Before these and other implementation guidelines were accepted by the dean, opponents of the USGSO policy pointed out an asymmetry:
- Students who join such organizations would no longer be eligible to lead recognized clubs, be recommended for fellowships, or be the captain of an athletic team. Electing to join a proscribed social organization forecloses the other options; and a violation of the affirmation statement is subject to adjudication by the Honor Council—the body set up to hear cases of plagiarism and cheating on exams.
- Yet at the same time, the faculty’s guidance to itself, governing rules for appointment and promotion of fellow faculty members, specifies among “unacceptable interview questions” that “may NOT be asked” during recruitment any inquiries “into an applicant’s membership in non-professional organizations (e.g., clubs, lodges, etc.).”
So at the same time that students may not join USGSOs without forfeiting other opportunities, faculty members are prohibited from making inquiries into prospective colleagues’ participation in precisely the same kinds of organizations.
The faculty has not aired out such contradictions directly. For now, students entering this fall are subject to the policy governing USGSOs; at least some of them may expect to encounter the affirmation described above during their undergraduate years at Harvard. Should they wish to join a final club, fraternity, or sorority that has decided to pursue official recognition—so members could avoid being sanctioned—they will find that such organizations must adopt nondiscriminatory admissions policies and publish “the demographic breakdown of the organization’s membership”—a standard higher than that to which existing, recognized clubs are held.

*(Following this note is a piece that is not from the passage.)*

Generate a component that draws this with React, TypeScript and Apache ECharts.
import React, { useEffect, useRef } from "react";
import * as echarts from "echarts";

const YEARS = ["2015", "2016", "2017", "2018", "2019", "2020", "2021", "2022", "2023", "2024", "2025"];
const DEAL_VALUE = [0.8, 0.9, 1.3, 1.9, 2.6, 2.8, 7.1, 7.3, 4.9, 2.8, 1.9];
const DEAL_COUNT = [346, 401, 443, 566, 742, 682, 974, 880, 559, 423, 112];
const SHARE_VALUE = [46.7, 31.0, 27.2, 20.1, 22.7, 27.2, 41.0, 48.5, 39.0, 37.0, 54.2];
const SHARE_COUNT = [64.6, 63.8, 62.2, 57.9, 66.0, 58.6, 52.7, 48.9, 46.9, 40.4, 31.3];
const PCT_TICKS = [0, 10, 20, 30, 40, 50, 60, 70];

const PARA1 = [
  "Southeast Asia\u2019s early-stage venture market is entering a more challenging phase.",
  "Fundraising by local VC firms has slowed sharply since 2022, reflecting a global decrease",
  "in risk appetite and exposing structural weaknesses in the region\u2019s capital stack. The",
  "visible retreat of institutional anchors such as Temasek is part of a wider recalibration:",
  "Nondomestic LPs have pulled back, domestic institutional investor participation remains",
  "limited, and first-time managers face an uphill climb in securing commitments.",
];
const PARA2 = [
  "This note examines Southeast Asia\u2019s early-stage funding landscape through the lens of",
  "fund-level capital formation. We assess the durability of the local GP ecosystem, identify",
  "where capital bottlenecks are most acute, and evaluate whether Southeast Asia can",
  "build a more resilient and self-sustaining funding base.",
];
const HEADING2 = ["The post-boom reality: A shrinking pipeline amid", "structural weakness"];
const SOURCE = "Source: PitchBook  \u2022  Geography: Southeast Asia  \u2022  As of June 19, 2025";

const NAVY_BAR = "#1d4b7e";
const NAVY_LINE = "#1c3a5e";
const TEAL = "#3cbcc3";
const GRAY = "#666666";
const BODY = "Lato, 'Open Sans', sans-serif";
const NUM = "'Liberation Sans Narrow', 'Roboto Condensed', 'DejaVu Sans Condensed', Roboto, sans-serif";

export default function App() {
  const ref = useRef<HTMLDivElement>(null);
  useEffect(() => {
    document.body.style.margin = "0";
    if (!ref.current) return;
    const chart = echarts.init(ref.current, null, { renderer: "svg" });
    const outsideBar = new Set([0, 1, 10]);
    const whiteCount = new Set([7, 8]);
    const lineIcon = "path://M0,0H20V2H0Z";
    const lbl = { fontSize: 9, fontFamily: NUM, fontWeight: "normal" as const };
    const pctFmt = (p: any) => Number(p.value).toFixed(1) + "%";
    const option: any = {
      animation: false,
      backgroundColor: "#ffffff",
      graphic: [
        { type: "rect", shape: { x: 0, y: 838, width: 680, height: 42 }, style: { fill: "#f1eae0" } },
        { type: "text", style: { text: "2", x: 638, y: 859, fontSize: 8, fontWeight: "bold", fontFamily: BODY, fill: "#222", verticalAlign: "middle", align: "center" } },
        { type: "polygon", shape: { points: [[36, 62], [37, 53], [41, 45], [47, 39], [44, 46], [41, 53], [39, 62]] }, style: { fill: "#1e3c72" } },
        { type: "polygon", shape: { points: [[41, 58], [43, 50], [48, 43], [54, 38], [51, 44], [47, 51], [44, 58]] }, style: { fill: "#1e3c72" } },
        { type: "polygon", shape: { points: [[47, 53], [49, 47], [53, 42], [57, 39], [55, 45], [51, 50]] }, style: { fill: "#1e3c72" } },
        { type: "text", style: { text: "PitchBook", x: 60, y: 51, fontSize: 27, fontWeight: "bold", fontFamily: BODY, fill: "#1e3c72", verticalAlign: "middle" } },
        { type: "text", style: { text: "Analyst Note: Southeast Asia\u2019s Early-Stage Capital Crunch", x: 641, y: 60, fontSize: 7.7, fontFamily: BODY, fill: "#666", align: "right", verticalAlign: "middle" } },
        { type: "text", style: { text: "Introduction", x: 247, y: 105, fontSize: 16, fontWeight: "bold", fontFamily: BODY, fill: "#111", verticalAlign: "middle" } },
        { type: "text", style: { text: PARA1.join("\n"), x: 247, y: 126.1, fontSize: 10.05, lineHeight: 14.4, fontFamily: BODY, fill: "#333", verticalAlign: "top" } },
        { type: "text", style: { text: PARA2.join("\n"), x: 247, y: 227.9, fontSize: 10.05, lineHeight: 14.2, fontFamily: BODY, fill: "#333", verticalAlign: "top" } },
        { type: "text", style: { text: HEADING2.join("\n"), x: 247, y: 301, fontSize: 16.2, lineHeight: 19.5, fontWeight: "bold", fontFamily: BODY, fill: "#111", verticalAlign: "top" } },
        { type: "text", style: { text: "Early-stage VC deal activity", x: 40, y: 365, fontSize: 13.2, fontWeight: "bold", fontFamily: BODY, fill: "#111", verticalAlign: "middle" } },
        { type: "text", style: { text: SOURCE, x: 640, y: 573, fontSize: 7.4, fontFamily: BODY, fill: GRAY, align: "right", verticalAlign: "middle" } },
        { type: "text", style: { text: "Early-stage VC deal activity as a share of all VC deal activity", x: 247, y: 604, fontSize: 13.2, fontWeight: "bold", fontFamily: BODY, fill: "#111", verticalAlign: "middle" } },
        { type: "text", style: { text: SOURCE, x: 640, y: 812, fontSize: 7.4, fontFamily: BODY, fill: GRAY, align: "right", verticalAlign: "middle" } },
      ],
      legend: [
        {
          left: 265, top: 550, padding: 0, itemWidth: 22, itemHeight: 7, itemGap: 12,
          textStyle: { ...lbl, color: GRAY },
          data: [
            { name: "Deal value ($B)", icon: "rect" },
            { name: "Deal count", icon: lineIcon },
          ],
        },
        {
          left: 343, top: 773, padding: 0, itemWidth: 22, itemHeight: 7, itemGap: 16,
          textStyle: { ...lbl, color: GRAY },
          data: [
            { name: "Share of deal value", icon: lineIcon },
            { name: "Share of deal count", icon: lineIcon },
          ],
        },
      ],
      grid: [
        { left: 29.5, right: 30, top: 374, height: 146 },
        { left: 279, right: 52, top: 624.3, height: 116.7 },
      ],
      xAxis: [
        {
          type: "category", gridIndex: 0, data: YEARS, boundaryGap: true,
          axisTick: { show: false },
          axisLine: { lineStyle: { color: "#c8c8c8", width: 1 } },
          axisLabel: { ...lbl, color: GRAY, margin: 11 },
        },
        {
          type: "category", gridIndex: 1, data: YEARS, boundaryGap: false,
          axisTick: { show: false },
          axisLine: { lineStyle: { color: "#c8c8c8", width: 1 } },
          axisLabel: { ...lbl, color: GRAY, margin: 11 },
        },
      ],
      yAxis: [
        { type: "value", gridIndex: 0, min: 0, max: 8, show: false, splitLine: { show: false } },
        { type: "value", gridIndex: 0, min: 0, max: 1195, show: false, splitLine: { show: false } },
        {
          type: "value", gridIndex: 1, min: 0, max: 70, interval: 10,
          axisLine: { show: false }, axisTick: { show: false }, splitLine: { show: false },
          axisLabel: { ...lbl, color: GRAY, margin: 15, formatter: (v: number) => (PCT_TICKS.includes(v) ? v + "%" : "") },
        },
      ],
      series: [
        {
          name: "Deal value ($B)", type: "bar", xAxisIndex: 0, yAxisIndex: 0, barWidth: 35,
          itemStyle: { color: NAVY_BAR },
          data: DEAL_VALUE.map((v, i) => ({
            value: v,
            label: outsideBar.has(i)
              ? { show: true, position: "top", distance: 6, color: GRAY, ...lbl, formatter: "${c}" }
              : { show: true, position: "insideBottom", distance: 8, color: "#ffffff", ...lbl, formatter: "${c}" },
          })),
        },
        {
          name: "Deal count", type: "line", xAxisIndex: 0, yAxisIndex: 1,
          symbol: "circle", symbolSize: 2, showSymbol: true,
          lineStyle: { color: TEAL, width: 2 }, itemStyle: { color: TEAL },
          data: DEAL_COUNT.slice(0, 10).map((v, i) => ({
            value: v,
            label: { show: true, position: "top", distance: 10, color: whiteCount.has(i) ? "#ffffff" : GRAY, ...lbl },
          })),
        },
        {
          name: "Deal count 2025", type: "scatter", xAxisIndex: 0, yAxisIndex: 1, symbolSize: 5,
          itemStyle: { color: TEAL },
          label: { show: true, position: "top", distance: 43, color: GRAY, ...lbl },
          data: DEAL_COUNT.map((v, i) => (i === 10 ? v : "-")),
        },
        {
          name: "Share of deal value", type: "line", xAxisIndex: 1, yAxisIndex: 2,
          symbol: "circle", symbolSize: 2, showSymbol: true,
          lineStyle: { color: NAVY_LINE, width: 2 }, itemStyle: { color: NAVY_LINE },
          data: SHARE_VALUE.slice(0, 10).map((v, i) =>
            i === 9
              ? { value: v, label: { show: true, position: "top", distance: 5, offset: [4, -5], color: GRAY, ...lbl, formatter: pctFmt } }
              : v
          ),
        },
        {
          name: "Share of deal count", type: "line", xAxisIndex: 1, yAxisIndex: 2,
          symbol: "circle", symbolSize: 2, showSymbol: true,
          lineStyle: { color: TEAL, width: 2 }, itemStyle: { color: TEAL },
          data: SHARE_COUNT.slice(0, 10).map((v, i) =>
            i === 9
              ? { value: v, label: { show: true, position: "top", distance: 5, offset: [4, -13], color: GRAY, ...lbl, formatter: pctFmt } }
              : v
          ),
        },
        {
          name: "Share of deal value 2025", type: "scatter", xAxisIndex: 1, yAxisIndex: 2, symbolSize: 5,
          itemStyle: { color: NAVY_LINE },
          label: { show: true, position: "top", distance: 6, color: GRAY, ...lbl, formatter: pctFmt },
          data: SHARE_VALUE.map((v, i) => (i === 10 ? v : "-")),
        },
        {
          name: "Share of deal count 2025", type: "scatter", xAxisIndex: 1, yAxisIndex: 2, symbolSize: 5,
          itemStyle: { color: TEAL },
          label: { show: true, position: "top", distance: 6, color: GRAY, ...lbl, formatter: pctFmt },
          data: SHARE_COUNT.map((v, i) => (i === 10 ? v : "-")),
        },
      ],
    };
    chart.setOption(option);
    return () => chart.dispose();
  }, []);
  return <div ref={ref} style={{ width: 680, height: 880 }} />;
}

Neither opponents nor proponents of the USGSO policy are content with all elements of undergraduate social life. Many strong opponents in fact find some behaviors associated with some final clubs, in particular, troublesome, and their existence as bastions of endowed privilege a contradiction to Harvard’s meritocratic aspirations. But the means by which changes might be brought about have proven troublesome—for some professors, deeply so. Even after months of policy pronouncements, debate, and elaboration of the procedures for the sanctions policy, it is unclear whether FAS has a smooth path toward measures that elicit anything like consensus.